More Photo Essays: Sharia Law in post-tsunami Aceh, Indonesia
Banda Aceh, the provincial capital of Aceh, Indonesia, is also known as the “veranda to Mecca” – the place where Islam’s influence first entered Indonesia, the most populous Muslim country in the world.
Even before 2004’s devastating tsunami killed almost 160,000 people in the region, residents of Banda Aceh couldn’t say they knew what a “normal” life was like. For 30 years they’d lived with a civil war over natural resources in a politically unstable region as volatile as the earthquakes that haunt the country.
Aceh is the only province in Indonesia that practices Sharia law. In 2009, Banda Aceh legalized the caning and stoning of adulterers, as well as the flogging of homosexuals. The provincial government created a special Sharia unit, the Wilayatul Hibah, to monitor non-Islamic conduct and dress by looking for Muslims drinking alcohol, gambling, unmarried couples sitting too close, prostitution, and women wearing non-Islamic attire. Although traditionally Aceh is a matriarchal culture, women who break Sharia rules are often stigmatized, and often become objects of harassment, especially rape. Young adults who admit to having premarital sex are forced into marriage.

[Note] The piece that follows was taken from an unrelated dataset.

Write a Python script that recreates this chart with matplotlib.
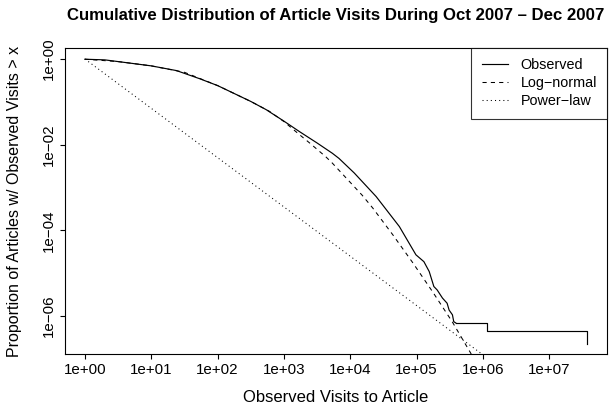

Conservative Muslim clerics have taught that the great tsunami was punishment for people’s sins, but many Acehnese felt that the tsunami was a blessing that forced peace upon their land – though Sharia law has become stricter since that time.
After the black waves of the tsunami destroyed much of the city, hundreds of international aid organizations rebuilt Banda Aceh, and the surrounding villages. They helped residents establish a new economy, with a renewed sense of peace and progress. And thanks to the 2005 Helsinki peace agreement between the Indonesian government and the rebel separatist army, the Free Aceh Movement, the people of Aceh can travel about freely in their own city, with the daily buzz of motorbikes and calls to prayer, and without the military checkpoints and political strife.
Today, public canings at the mosques and vigilantism in villages are on the rise, as is the growing number of coffee shops – populated the youth and university students checking out their Facebook feeds – in the second-largest market behind the U.S. – and listening to live music, a first for Aceh.
Although many Acehnese women embrace Sharia, they don’t agree with it. Dozens of women’s clothing stores that have opened since the tsunami, offering a colorful selection of veils and stylized Islamic tunics. My Acehnese women friends have confided, “There is Sharia – but at least there is no war.”
The intention of my project is to document the crossroads of progress in the province of Banda Aceh, Indonesia, beyond the 2004 tsunami recovery and post-conflict life, with the growth of Islamic law in the region as its people seek to discover their provincial identity.